Laird Noble Sanders, owner of the four-employee Lake Mead Boat Storage in Henderson, attended a Houldsworth Russo seminar Thursday on possible tax rates. He said he'll carry on regardless of rates, but he blasted lawmakers for their impermanent solutions.

"If I ran my whole business waiting for them to come up with a budget, I'd go crazy," Sanders said. "It disappoints me they're asking a small-businessperson like myself to run a business, and the only way I can do it is on a budget. I know what my income is. I can't write a blank check. I couldn't say to my workers, 'If I don't have a budget, I'll have to lay you all off,' and then suddenly come up with the money and say, 'I can keep you all now.'

"It's disgusting that the people we send to Washington don't do the fiscal management we send them there for," he added. "If you can't look out for the interest of the people, why did you ask us to send you there?"

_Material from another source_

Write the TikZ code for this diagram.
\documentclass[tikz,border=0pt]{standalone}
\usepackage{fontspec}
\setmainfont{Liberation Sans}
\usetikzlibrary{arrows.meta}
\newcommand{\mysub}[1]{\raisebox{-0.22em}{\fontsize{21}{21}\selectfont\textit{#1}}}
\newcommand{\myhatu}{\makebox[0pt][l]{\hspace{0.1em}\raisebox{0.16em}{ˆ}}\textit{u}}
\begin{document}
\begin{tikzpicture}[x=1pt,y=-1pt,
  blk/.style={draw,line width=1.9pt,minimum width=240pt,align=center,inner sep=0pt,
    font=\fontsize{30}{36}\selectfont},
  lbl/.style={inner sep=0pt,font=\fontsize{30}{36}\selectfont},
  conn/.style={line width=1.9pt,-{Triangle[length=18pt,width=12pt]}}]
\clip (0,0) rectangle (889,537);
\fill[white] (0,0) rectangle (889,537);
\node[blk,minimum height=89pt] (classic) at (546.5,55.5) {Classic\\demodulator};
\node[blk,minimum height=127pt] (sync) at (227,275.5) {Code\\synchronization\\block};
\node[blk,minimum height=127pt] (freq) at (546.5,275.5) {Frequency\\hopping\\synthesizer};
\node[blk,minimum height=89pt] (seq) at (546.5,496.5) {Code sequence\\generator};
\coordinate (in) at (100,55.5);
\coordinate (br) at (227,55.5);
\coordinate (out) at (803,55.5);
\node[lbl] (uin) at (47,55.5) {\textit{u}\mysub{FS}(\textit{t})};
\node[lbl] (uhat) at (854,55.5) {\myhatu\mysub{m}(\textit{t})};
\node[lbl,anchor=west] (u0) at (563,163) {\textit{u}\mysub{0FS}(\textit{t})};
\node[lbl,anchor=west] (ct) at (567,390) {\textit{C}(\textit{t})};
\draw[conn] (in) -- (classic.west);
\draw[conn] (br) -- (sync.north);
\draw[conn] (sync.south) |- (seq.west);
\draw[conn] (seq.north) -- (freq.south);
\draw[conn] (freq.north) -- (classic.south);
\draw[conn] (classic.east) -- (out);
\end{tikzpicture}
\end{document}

Sanders and other taxpayers shouldn't expect more stability soon, Brown said. A lame-duck Congress is unlikely to pass sweeping tax reforms regardless of who wins the White House. That makes yet another stopgap, six-month spending resolution the most probable outcome, he said. While that would pull taxpayers from the edge of the fiscal cliff, it wouldn't end the uncertainty that keeps businesses from investing in equipment, software and buildings.

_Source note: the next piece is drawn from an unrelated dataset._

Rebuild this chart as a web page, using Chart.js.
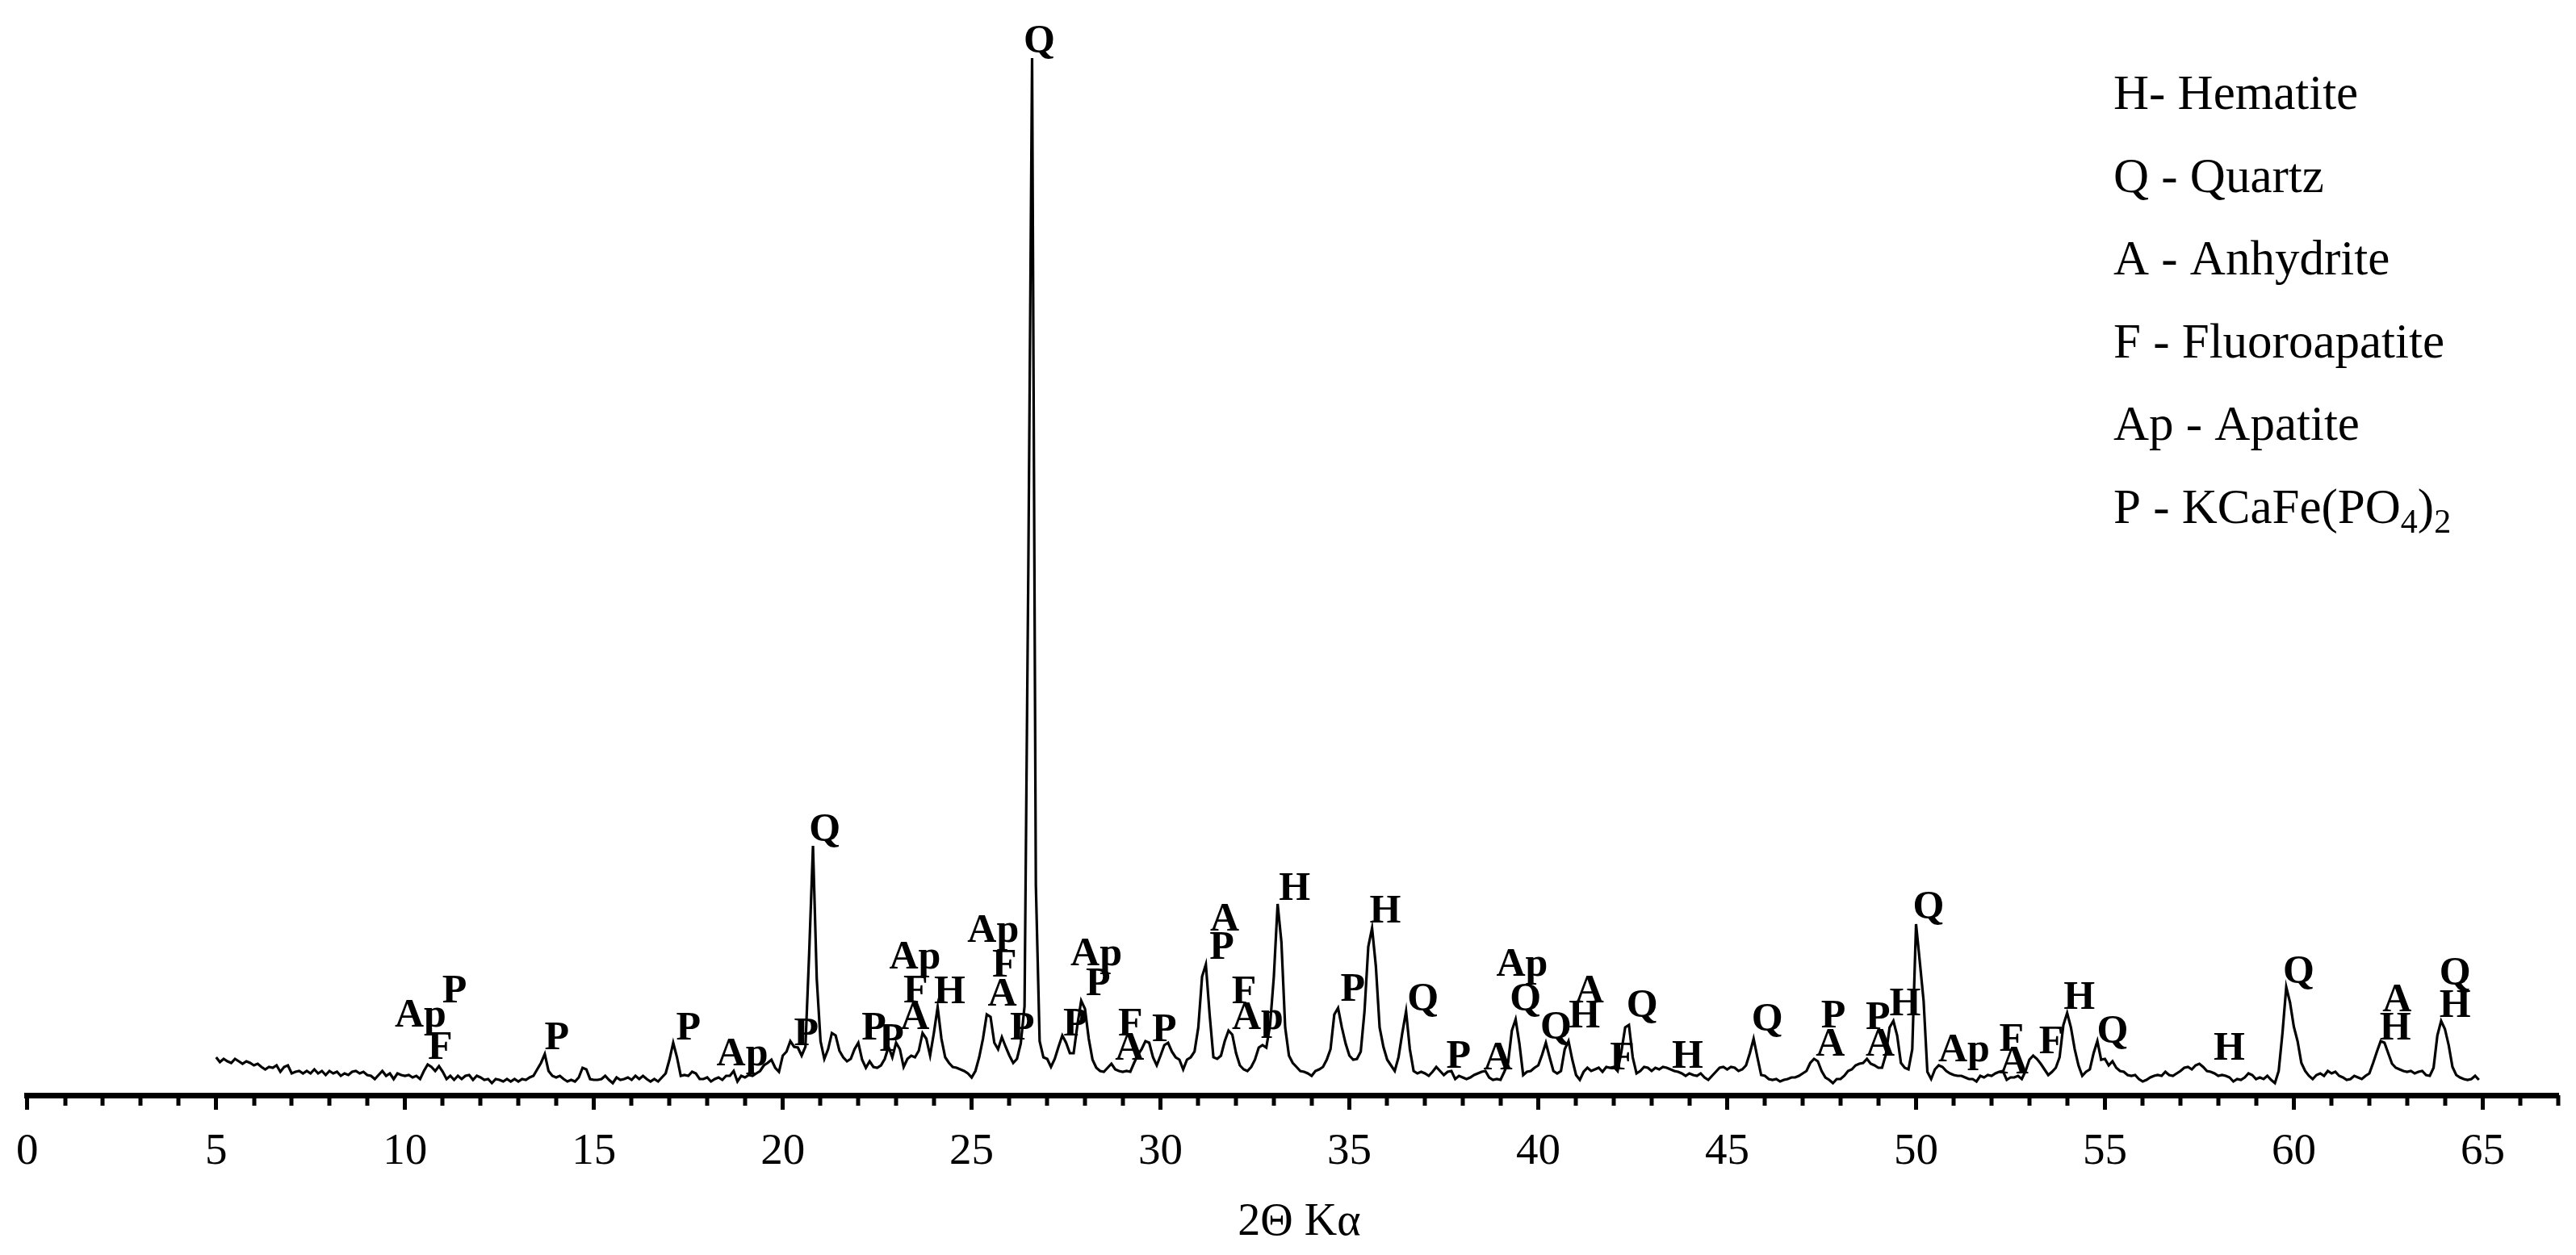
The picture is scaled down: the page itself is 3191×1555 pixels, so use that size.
<!DOCTYPE html>
<html>
<head>
<meta charset="utf-8">
<script src="https://cdn.jsdelivr.net/npm/chart.js@4/dist/chart.umd.min.js"></script>
<style>
html,body{margin:0;padding:0;background:#fff;}
canvas{display:block;}
</style>
</head>
<body>
<canvas id="c" width="3191" height="1555" style="width:3191px;height:1555px"></canvas>
<script>
// ---- Data (2θ sampling grid and measured intensities, arbitrary units) ----
const twoThetaStart = 5.0;
const twoThetaStep = 0.1;

const intensity05to15 = [
  47,41,45,42,40,45,42,39,42,40,
  37,39,35,32,35,34,37,29,35,37,
  27,29,30,27,30,27,32,27,30,25,
  30,27,29,24,27,25,29,30,27,29,
  25,24,20,25,30,24,27,20,27,25,
  24,25,22,24,20,30,38,35,30,36,
  29,20,24,19,24,20,24,25,19,24,
  22,19,20,15,20,19,17,20,17,20,
  17,20,19,22,24,32,40,51,30,24,
  22,24,20,17,19,17,22,34,32,20
];
const intensity15to25 = [
  19,19,20,24,19,15,22,19,20,22,
  19,24,20,24,20,17,20,17,22,27,
  44,65,47,24,25,24,29,27,20,20,
  22,17,20,22,19,24,24,30,17,24,
  22,25,24,27,30,37,40,44,34,29,
  49,54,67,60,59,49,60,177,309,144,
  67,45,57,77,74,55,47,42,45,57,
  65,44,34,42,35,34,37,45,60,47,
  65,57,35,45,49,47,55,77,70,49,
  77,109,70,47,40,35,34,32,30,27
];
const intensity25to35 = [
  22,30,47,70,100,97,65,57,72,60,
  49,40,45,64,110,650,1285,260,67,47,
  45,35,45,60,74,65,52,52,87,117,
  107,70,44,34,30,29,34,39,32,30,
  29,30,29,40,50,57,67,65,47,37,
  49,62,65,54,47,44,32,44,47,54,
  84,147,162,100,47,45,49,67,80,75,
  52,37,32,30,35,44,59,62,59,87,
  147,237,190,84,49,40,35,30,29,27,
  24,30,32,35,44,57,100,108,84,64
];
const intensity35to45 = [
  49,44,45,54,104,184,207,160,84,60,
  44,37,30,47,77,104,57,30,27,29,
  27,24,29,35,30,25,29,30,20,24,
  22,20,22,25,27,29,30,22,19,20,
  19,29,40,80,94,64,25,29,30,34,
  37,50,65,47,30,27,30,57,67,44,
  25,19,29,34,30,32,34,29,35,34,
  35,30,54,84,87,47,27,30,35,34,
  30,34,32,35,34,32,30,29,27,24,
  27,25,24,27,22,19,24,29,34,35
];
const intensity45to55 = [
  32,35,34,30,32,37,52,70,47,25,
  24,20,19,20,17,19,20,22,22,24,
  27,30,40,45,42,30,22,19,15,20,
  20,24,30,32,37,39,40,45,39,37,
  34,34,50,84,92,74,40,34,32,57,
  212,165,117,29,20,32,37,35,30,27,
  25,24,24,22,20,20,17,24,22,25,
  24,27,29,30,19,22,22,24,20,30,
  44,49,45,39,32,25,29,34,47,87,
  102,84,57,37,24,29,32,52,67,44
];
const intensity55to65 = [
  45,37,42,34,30,29,25,24,25,20,
  17,19,22,24,25,24,29,25,24,27,
  30,34,35,32,37,39,35,30,29,27,
  24,25,24,22,17,20,19,22,27,25,
  20,22,20,24,19,15,30,77,134,115,
  85,67,40,30,24,20,25,27,24,30,
  27,29,24,22,19,20,24,22,20,24,
  27,40,54,67,65,52,39,34,32,30,
  29,30,27,29,30,25,24,34,74,92,
  82,62,35,25,22,20,19,20,24,19
];

// x-axis tick values
const xAxisMin = 0, xAxisMax = 67, xMajorStep = 5, xMinorStep = 1;

// phase labels: text, 2θ position, intensity level of label baseline
const peakLabels = ['Ap','P','F','P','P','Ap','P','Q','P','P','A','F','Ap','H','Ap','F','A','P','Q','P','Ap','P','F','A','P','A','P','F','Ap','H','P','H','Q','P','A','Ap','Q','Q','A','H','Q','F','H','Q','P','A','P','A','H','Q','Ap','F','A','F','H','Q','H','Q','A','H','Q','H'];
const peakAngles = [10.41,11.31,10.93,14.02,17.50,18.93,20.62,21.11,22.41,22.88,23.50,23.52,23.50,24.42,25.57,25.87,25.81,26.34,26.79,27.75,28.30,28.35,29.20,29.18,30.10,31.70,31.62,32.21,32.57,33.55,35.09,35.95,36.95,37.89,38.93,39.57,39.66,40.47,41.35,41.22,42.75,42.22,43.95,46.06,47.81,47.73,48.99,49.05,49.71,50.33,51.27,52.53,52.59,53.58,54.32,55.20,58.29,60.13,62.73,62.69,64.27,64.27];
const peakLevels = [85,115,45,57,69,37,62,315,69,55,82,115,157,114,190,147,111,69,1292,74,161,124,74,44,67,204,169,114,82,242,117,214,105,34,32,148,105,70,115,84,97,32,34,80,84,49,82,49,99,219,42,55,27,52,107,65,44,139,104,69,137,97];

// legend of phases ("_n" marks a subscript)
const legendEntries = ['H- Hematite','Q - Quartz','A - Anhydrite','F - Fluoroapatite','Ap - Apatite','P - KCaFe(PO_4)_2'];
const axisTitle = '2\u0398 K\u03b1';

// ---- build dataset ----
const intensities = [].concat(intensity05to15, intensity15to25, intensity25to35, intensity35to45, intensity45to55, intensity55to65);
const points = intensities.map((v, i) => ({ x: +(twoThetaStart + i * twoThetaStep).toFixed(2), y: v }));

const FONT = "'Liberation Serif', 'Times New Roman', serif";

const decorPlugin = {
  id: 'decor',
  afterDraw(chart) {
    const ctx = chart.ctx;
    const xs = chart.scales.x, ys = chart.scales.y;
    const area = chart.chartArea;
    const bottom = area.bottom;
    ctx.save();
    // minor ticks
    ctx.strokeStyle = '#000';
    ctx.lineWidth = 5;
    for (let v = xAxisMin; v <= xAxisMax; v += xMinorStep) {
      if (v % xMajorStep === 0) continue;
      const px = Math.round(xs.getPixelForValue(v));
      ctx.beginPath();
      ctx.moveTo(px, bottom);
      ctx.lineTo(px, bottom + 13);
      ctx.stroke();
    }
    // axis title centred under the axis
    ctx.fillStyle = '#000';
    ctx.font = '56px ' + FONT;
    ctx.textAlign = 'center';
    ctx.textBaseline = 'alphabetic';
    ctx.fillText(axisTitle, (area.left + area.right) / 2 + 8, 1530);
    // peak labels
    ctx.font = 'bold 50px ' + FONT;
    for (let i = 0; i < peakLabels.length; i++) {
      ctx.fillText(peakLabels[i], xs.getPixelForValue(peakAngles[i]), ys.getPixelForValue(peakLevels[i]));
    }
    // legend
    ctx.textAlign = 'left';
    const lx = 2618, ly0 = 135, lstep = 102.5;
    legendEntries.forEach((entry, i) => {
      let x = lx;
      const y = ly0 + i * lstep;
      const parts = entry.split(/(_\d)/).filter(s => s.length);
      parts.forEach(p => {
        if (p[0] === '_') {
          ctx.font = '42px ' + FONT;
          ctx.fillText(p.slice(1), x, y + 12);
          x += ctx.measureText(p.slice(1)).width;
        } else {
          ctx.font = '61px ' + FONT;
          ctx.fillText(p, x, y);
          x += ctx.measureText(p).width;
        }
      });
    });
    ctx.restore();
  }
};

new Chart(document.getElementById('c'), {
  type: 'line',
  data: {
    datasets: [{
      data: points,
      borderColor: '#000',
      borderWidth: 3.2,
      pointRadius: 0,
      tension: 0,
      fill: false
    }]
  },
  options: {
    responsive: false,
    animation: false,
    devicePixelRatio: 1,
    layout: { padding: { left: 31, right: 22, top: 0, bottom: 0 } },
    plugins: { legend: { display: false }, tooltip: { enabled: false }, title: { display: false } },
    scales: {
      x: {
        type: 'linear',
        min: xAxisMin,
        max: xAxisMax,
        ticks: {
          stepSize: xMajorStep,
          includeBounds: false,
          autoSkip: false,
          maxRotation: 0,
          color: '#000',
          padding: 20,
          font: { family: FONT, size: 55 }
        },
        grid: { drawOnChartArea: false, drawTicks: true, tickLength: 18, tickWidth: 5, tickColor: '#000' },
        border: { display: true, width: 7, color: '#000' },
        afterFit(scale) { scale.height = 198; }
      },
      y: { display: false, min: 0, max: 1357 }
    }
  },
  plugins: [decorPlugin]
});
</script>
</body>
</html>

"Companies don't want to make investments that might be hit with heavy taxes three months after they've made them," Brown said. "Businesses face not only uncertainty over what's going to happen to their cost structure, but also what's going to happen to their customers' cost structure. It's difficult for businesses to run enough scenarios to come up with robust investment decisions."

In some cases, that uncertainty clarifies how taxpayers should act today.

"At least we know what 2012 looks like," White said. "If you need a piece of equipment and you have a (deduction) available now, you can take it. A tax deduction you can take today is always a good thing. We wouldn't necessarily advise delaying into a year of uncertainty just because things might change."